As a long-time advocate, she wanted to celebrate Indigenous women, so initiated the symposium in the early 2000s. Manitowabi will be in attendance this year.

While the symposium has, in the past, been primarily a local event, said Schuitemaker, this year it is attracting registration from as far away as both coasts.

Schuitemaker is particularly excited about the Friday night keynote speaker Robin Wall Kimmerer.

“I almost lost my mind when I found out,” she said. Schuitemaker said she doesn’t “fan girl” over movie stars, but Kimmerer’s book Braiding Sweetgrass: indigenous wisdom, scientific knowledge and the teachings of plants “changed my life”, saying it is a must read for anyone, and not only Indigenous people.

The book weaves the author’s personal stories into a discussion of walking in two worlds, the struggle of carrying the Indigenous perspective in a non-Indigenous dominated society and within the world of academia.

Schuitemaker said she has gifted the book to people at least a dozen times. She intends to bring her own dog-eared copy to the symposium to show Kimmerer the effects her words have had on her.

Kimmerer (Potawatomi) is a botanist, a distinguished teaching professor and director at the Center for Native Peoples and the Environment in New York. She has taught courses in botany, ecology, ethnobotany, Indigenous environmental issues, as well as a seminar in application of traditional ecological knowledge to conservation.

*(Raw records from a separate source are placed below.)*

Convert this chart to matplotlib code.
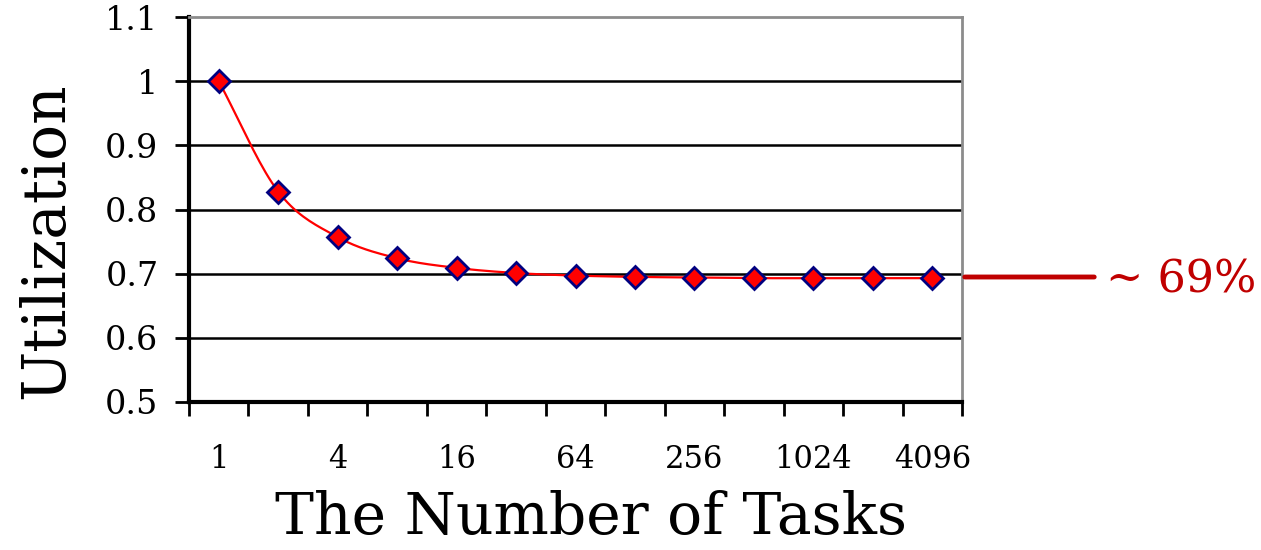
import numpy as np
import matplotlib.pyplot as plt

tasks = [1, 2, 4, 8, 16, 32, 64, 128, 256, 512, 1024, 2048, 4096]
util = [1.0, 0.828, 0.757, 0.724, 0.709, 0.701, 0.697, 0.695, 0.694, 0.693, 0.693, 0.693, 0.693]
tick_labels = ['1', '4', '16', '64', '256', '1024', '4096']


def smooth(x, y, n=20):
    # catmull-rom through the points, like the smoothed line in excel
    x = np.asarray(x, float)
    y = np.asarray(y, float)
    px = np.concatenate([[2 * x[0] - x[1]], x, [2 * x[-1] - x[-2]]])
    py = np.concatenate([[2 * y[0] - y[1]], y, [2 * y[-1] - y[-2]]])
    xs, ys = [], []
    t = np.linspace(0, 1, n)
    for i in range(1, len(px) - 2):
        for p, out in ((px, xs), (py, ys)):
            p0, p1, p2, p3 = p[i - 1], p[i], p[i + 1], p[i + 2]
            out.extend(0.5 * (2 * p1 + (-p0 + p2) * t + (2 * p0 - 5 * p1 + 4 * p2 - p3) * t ** 2
                              + (-p0 + 3 * p1 - 3 * p2 + p3) * t ** 3))
    return np.array(xs), np.array(ys)


plt.rcParams['font.family'] = 'DejaVu Serif'
fig = plt.figure(figsize=(12.61, 5.5), dpi=100)
fig.set_facecolor('white')
ax = fig.add_axes([189 / 1261, 1 - 402 / 550, 773 / 1261, 385 / 550])

pos = np.arange(len(tasks))
sx, sy = smooth(pos, util)
ax.plot(sx, sy, color='red', lw=1.6, zorder=3)
ax.plot(pos, util, ls='none', marker='D', ms=11, mfc='red', mec='#000080', mew=2, zorder=4)

ax.set_xlim(-0.5, len(tasks) - 0.5)
ax.set_ylim(0.5, 1.1)
ax.set_yticks([0.5, 0.6, 0.7, 0.8, 0.9, 1.0, 1.1])
ax.set_yticklabels(['0.5', '0.6', '0.7', '0.8', '0.9', '1', '1.1'], fontsize=24)
for v in [0.6, 0.7, 0.8, 0.9, 1.0]:
    ax.axhline(v, color='black', lw=1.8, zorder=1)

ax.set_xticks(np.arange(-0.5, len(tasks)), minor=False)
ax.set_xticklabels([])
ax.set_xticks(pos[::2], minor=True)
ax.set_xticklabels(tick_labels, minor=True, fontsize=22)
ax.tick_params(axis='x', which='minor', length=0, pad=30)
ax.tick_params(axis='x', which='major', length=10, width=2)
ax.tick_params(axis='y', length=10, width=2, pad=12)

for s in ['left', 'bottom']:
    ax.spines[s].set_linewidth(3)
for s in ['top', 'right']:
    ax.spines[s].set_color('#8c8c8c')
    ax.spines[s].set_linewidth(2)

ax.set_xlabel('The Number of Tasks', fontsize=42, va='center')
ax.xaxis.set_label_coords((591 - 189) / 773, (402 - 518) / 385)
ax.set_ylabel('Utilization', fontsize=43, va='center')
ax.yaxis.set_label_coords((46 - 189) / 773, (402 - 241) / 385)

ax.annotate('', xy=(1097 / 1261, 1 - 277 / 550), xycoords='figure fraction',
            xytext=(962 / 1261, 1 - 277 / 550),
            arrowprops=dict(arrowstyle='-', color='#C00000', lw=3.5))
fig.text(1106 / 1261, 1 - 280 / 550, '~ 69%', color='#C00000', fontsize=32, va='center', ha='left')

fig.savefig('out.png', dpi=100)
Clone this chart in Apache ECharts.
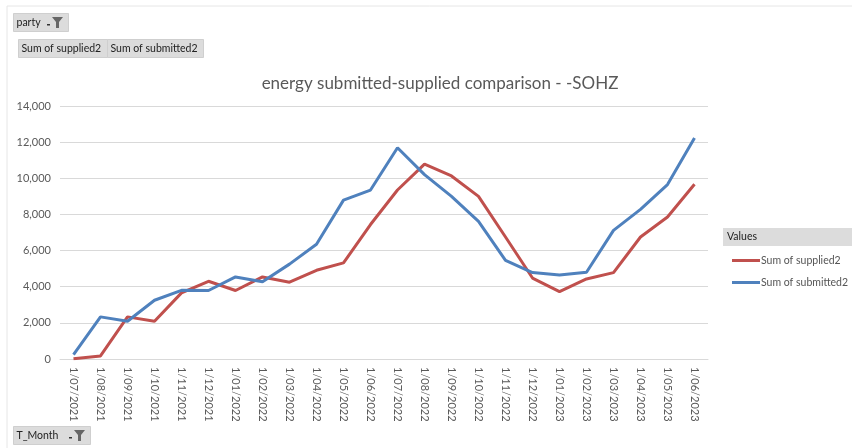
<!DOCTYPE html>
<html>
<head>
<meta charset="utf-8">
<script src="https://cdn.jsdelivr.net/npm/echarts@6/dist/echarts.min.js"></script>
<style>
  html, body { margin: 0; padding: 0; background: #fff; }
  #main { width: 852px; height: 448px; }
</style>
</head>
<body>
<div id="main"></div>
<script>
// months on the x axis
var months = ['1/07/2021', '1/08/2021', '1/09/2021', '1/10/2021', '1/11/2021', '1/12/2021',
  '1/01/2022', '1/02/2022', '1/03/2022', '1/04/2022', '1/05/2022', '1/06/2022',
  '1/07/2022', '1/08/2022', '1/09/2022', '1/10/2022', '1/11/2022', '1/12/2022',
  '1/01/2023', '1/02/2023', '1/03/2023', '1/04/2023', '1/05/2023', '1/06/2023']
// Sum of supplied2
var supplied = [20, 170, 2330, 2090, 3660, 4300, 3790, 4540, 4250, 4910, 5320, 7440,
  9350, 10780, 10130, 9000, 6750, 4480, 3730, 4430, 4780, 6750, 7860, 9670]
// Sum of submitted2
var submitted = [240, 2330, 2090, 3250, 3800, 3790, 4540, 4270, 5250, 6350, 8790, 9350,
  11690, 10200, 9000, 7620, 5460, 4780, 4650, 4800, 7120, 8280, 9650, 12230]

var font = 'Lato, "Open Sans", sans-serif'
var myChart = echarts.init(document.getElementById('main'))

// pivot field buttons
function button(x, y, w, h, label) {
  return {
    type: 'group', left: x, top: y,
    children: [
      { type: 'rect', shape: { x: 0, y: 0, width: w, height: h },
        style: { fill: '#dcdcdc', stroke: '#cfcfcf', lineWidth: 1 } },
      { type: 'text', x: 3, y: h / 2,
        style: { text: label, fill: '#222', font: '10.5px ' + font, verticalAlign: 'middle' } }
    ]
  }
}
function funnel(x, y) {
  return { type: 'group', left: x, top: y, children: [
    { type: 'rect', shape: { x: 0, y: 7, width: 3, height: 1.5 }, style: { fill: '#333' } },
    { type: 'polygon', shape: { points: [[5, 0], [16, 0], [12, 5], [12, 11], [9, 11], [9, 5]] },
      style: { fill: '#666' } }
  ] }
}

var option = {
  backgroundColor: '#fff',
  title: {
    text: 'energy submitted-supplied comparison - -SOHZ',
    left: 435, top: 70, textAlign: 'center',
    textStyle: { color: '#595959', fontSize: 17, fontWeight: 'normal', fontFamily: font }
  },
  graphic: [
    { type: 'line', shape: { x1: 7, y1: 6, x2: 852, y2: 6 }, style: { stroke: '#e6e6e6', lineWidth: 1 } },
    { type: 'line', shape: { x1: 7, y1: 6, x2: 7, y2: 448 }, style: { stroke: '#e6e6e6', lineWidth: 1 } },
    button(13, 13, 55, 18, 'party'),
    funnel(47, 17),
    button(18, 39, 89, 18, 'Sum of supplied2'),
    button(107, 39, 96, 18, 'Sum of submitted2'),
    button(13, 426, 77, 18, 'T_Month'),
    funnel(69, 430),
    { type: 'rect', shape: { x: 723, y: 228, width: 129, height: 18 },
      style: { fill: '#dcdcdc' } },
    { type: 'text', x: 727, y: 237,
      style: { text: 'Values', fill: '#222', font: '10.5px ' + font, verticalAlign: 'middle' } }
  ],
  legend: {
    left: 727, top: 250, orient: 'vertical',
    itemWidth: 28, itemHeight: 3, itemGap: 11, icon: 'rect',
    textStyle: { color: '#555', fontSize: 10.5, fontFamily: font, padding: [0, 0, 0, -4] },
    data: ['Sum of supplied2', 'Sum of submitted2']
  },
  grid: { left: 60, top: 106, width: 648, height: 253 },
  xAxis: {
    type: 'category',
    data: months,
    axisLine: { lineStyle: { color: '#d9d9d9' } },
    axisTick: { show: false },
    axisLabel: { rotate: -90, color: '#595959', fontSize: 11, fontFamily: font, margin: 8 }
  },
  yAxis: {
    type: 'value',
    min: 0, max: 14000, interval: 2000,
    axisLine: { show: false },
    axisTick: { show: false },
    axisLabel: {
      color: '#595959', fontSize: 11, fontFamily: font, margin: 9,
      formatter: function (v) { return v.toLocaleString('en-US') }
    },
    splitLine: { lineStyle: { color: '#d9d9d9' } }
  },
  series: [
    { name: 'Sum of supplied2', type: 'line', data: supplied, symbol: 'none',
      color: '#c0504d', lineStyle: { width: 3, color: '#c0504d' } },
    { name: 'Sum of submitted2', type: 'line', data: submitted, symbol: 'none',
      color: '#4f81bd', lineStyle: { width: 3, color: '#4f81bd' } }
  ]
}
myChart.setOption(option)
</script>
</body>
</html>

The workshops and presentations will range from academic to grassroots-based. One of the presentations on the youth programming agenda will be from three girls from Attawapiskat, Ont. and their mother, co-founders of Young Warriors of Turtle Island. They will speak to the impact of residential schools, First Nation youth suicide, children in care removed from their communities, the disparity of education funding, and missing and murdered Indigenous women and girls. They have developed a tool to guide young people’s reconnection to their histories, cultures, languages, communities, Elders and other First Nation experts.

Schuitemaker said it’s heartbreaking that children of such a young age—the oldest of the girls is 13—would have to deal with such weighty concerns, but it’s also powerful that young people are aware and prepared to work to make important changes in their own lives and the lives of others.

Schuitemaker says she hopes that the variety of workshops and presentations, be it for adults or youth, will foster open hearts and open minds about identity to the benefit of the next generations.

“We are many stories,” she said, based on individual beliefs, individual teachings and what has been taken away from Indigenous peoples.